We started with a brief history of pubs and pub signs, from grapes for the Romans to bushes for the English and a medieval requirement to have a sign by which your pub could be identified (and taxed), to the first pubs named for heroes (the Marquis of Granby being particularly popular).
The nautical pub names covered quite a variety, from the simple ‘Ship’, which was condemned as unimaginative, but does seem to be very common – and useful, because you don’t to change it if a new ship comes into fashion – and pubs named for types of ships.
Next came the pubs named for individual ships – from Royal Georges, Victories, Royal Sovereigns and a Fighting Temeraire (apparently now renamed plain ‘Temeraire’ because it was giving the drinkers ideas), to modern aircraft carriers and the Politician, wrecked on Eriskay with a cargo of whisky, and even Noah’s Ark!
Then there were the people, from the ubiquitous Nelsons to rare mentions like Earl St Vincent and more local heroes like John Borlase Warren in Nottingham – Wetherspoons were praised for often using local names – and a special mention for Upper and Lower Poppleton in Yorkshire, with a Lord Collingwood pub in one and a Lord Nelson in the other.

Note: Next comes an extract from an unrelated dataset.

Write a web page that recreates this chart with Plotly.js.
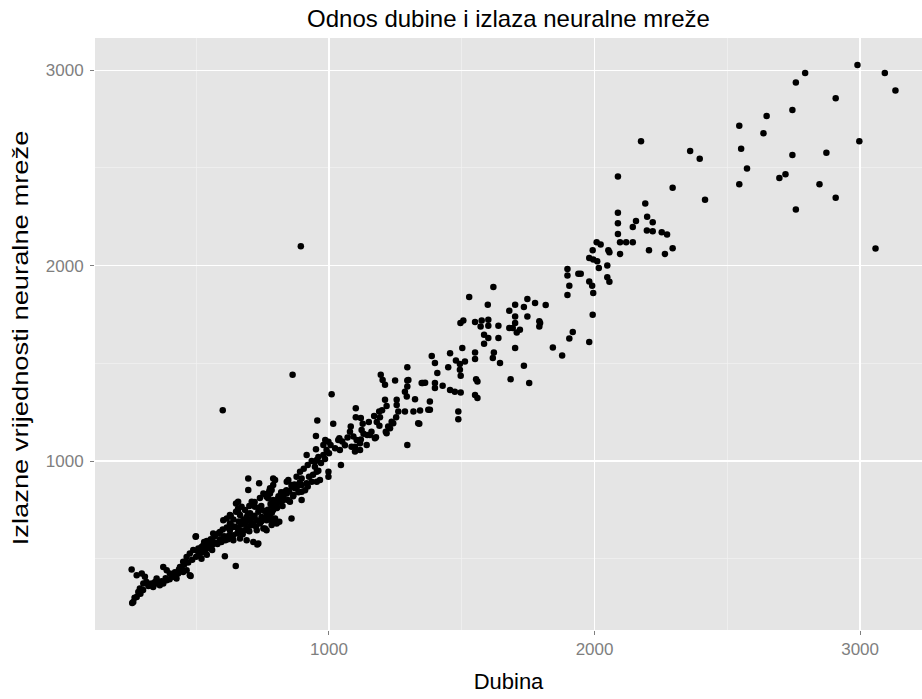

Captain Cook, however, seemed to have the widest spread, from places where he had definitely been to places like Alaska where he might have been to places like Mumbai where he had definitely not been!
A fun evening, and I will no doubt end up with a collection of signs myself – I’ve got quite a few Georgian ones already, although I’ve never tried to put them in one place…
(*I was handicapped by rarely drinking in Newcastle, and scored 7, although with quite a nice geographical spread – I had drunk in a Ship in Holy Island, the Plimsoll Line in Redcar and the Lord Nelson in Gibraltar!)